Schon nach dem unrühmlichen Abgang von Löw verpasste der DFB die Chance für einen Epochenwechsel. Anstatt endlich mal eine Frau zu nominieren, entschied man sich mit Hansi Flick schon wieder für einen alten weißen Mann – dazu noch heterosexuell und ohne Migrationserfahrung. Gerade so als hätte man(n) beim DFB noch nie was von Frauenquote, Awareness, Geschlechterrollen, Antifeminismus, Rassismus, Homo- und Transphobie oder Genderkompetenz gehört. Dass man sich damit einen Bärendienst erwiesen hatte, wurde schließlich bei der letzten WM in Katar selbst für die Chauvinisten in der DFB-Chefetage offensichtlich. Trotz One-Love-Binde konnte sich das Team nicht vom repressiven Druck des reaktionären Altherren-Chauvinismus auf der Trainerbank befreien und verlor ein Spiel nach dem anderen.
Dabei sollte frau nicht unter den Tisch fallen lassen, dass es sogar beim Alte-Weiße-Männer-Verband DFB durchaus zart keimende Pflanzen des Aufbruchs gab. So wurde der frauenfeindliche Markenname „Die Mannschaft“ vom DFB ersatzlos kassiert und der scheidende alte weiße DFB-Manager Oliver Bierhoff soll mit Nadine Keßler durch eine junge Frau abgelöst werden. Gut so! Aber immer noch zu wenig!

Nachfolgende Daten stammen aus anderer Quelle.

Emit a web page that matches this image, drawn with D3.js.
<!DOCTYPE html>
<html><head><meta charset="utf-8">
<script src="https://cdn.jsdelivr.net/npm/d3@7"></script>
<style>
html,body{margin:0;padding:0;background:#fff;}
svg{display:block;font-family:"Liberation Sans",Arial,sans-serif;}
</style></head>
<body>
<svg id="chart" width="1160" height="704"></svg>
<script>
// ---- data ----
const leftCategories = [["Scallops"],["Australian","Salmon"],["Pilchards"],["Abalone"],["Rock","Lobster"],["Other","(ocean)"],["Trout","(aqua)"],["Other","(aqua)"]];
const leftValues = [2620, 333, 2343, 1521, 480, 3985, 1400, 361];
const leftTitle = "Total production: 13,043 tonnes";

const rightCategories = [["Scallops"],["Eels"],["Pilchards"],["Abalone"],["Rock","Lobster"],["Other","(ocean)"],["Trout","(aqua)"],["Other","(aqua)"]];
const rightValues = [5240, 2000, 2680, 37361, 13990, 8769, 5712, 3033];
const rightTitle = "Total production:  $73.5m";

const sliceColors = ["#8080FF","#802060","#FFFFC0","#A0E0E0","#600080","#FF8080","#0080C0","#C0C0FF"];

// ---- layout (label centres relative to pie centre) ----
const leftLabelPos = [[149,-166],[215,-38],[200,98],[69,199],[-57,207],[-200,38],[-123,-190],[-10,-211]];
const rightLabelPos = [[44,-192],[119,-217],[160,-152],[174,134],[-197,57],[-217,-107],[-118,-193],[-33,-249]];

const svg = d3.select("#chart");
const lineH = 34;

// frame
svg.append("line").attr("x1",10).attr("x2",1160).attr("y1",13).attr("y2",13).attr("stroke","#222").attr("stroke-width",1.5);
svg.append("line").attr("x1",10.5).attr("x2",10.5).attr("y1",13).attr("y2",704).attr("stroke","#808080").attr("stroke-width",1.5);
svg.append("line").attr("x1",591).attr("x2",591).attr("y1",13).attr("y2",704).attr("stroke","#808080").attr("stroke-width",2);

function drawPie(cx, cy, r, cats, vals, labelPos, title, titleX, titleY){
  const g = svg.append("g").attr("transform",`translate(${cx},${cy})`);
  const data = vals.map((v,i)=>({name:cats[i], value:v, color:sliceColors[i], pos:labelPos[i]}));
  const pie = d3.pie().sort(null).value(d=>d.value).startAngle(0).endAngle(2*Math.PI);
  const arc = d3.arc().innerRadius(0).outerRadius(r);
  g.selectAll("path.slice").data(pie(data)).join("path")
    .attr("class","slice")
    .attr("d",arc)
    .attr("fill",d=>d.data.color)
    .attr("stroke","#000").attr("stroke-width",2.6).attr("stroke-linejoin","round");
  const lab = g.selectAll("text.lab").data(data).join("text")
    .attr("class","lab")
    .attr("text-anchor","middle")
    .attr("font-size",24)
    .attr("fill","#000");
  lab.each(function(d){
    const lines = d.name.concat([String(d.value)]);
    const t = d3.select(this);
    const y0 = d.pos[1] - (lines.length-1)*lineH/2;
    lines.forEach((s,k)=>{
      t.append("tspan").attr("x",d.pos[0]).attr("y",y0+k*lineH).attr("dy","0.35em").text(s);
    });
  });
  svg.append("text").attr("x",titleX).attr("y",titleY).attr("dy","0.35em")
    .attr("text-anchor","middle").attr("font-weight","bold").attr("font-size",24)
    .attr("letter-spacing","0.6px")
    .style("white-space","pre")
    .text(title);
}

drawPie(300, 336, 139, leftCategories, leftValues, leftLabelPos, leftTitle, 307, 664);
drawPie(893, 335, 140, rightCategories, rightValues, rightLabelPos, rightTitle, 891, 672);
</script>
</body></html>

Ein starkes Signal wäre es jetzt, auch den Cheftrainer-Posten mit einer Frau zu besetzen. Seit seiner Gründung im Jahr 1903 hatte der DFB ausschließlich Männer für diesen Posten nominiert. Das muss man frau sich mal auf der Zunge zergehen lassen: Eine Frauenquote von 0%! Und da wundert man sich ernsthaft darüber, dass es auf dem Platz nicht so gut läuft? Der DFB muss jetzt mit einem „Schinken der Hoffnung“ vorangehen und die Frau zur Cheftrainerin machen, die wie keine andere Genialität, Werteorientierung und Weltläufigkeit ineinander vereint: Annalena Baerbock!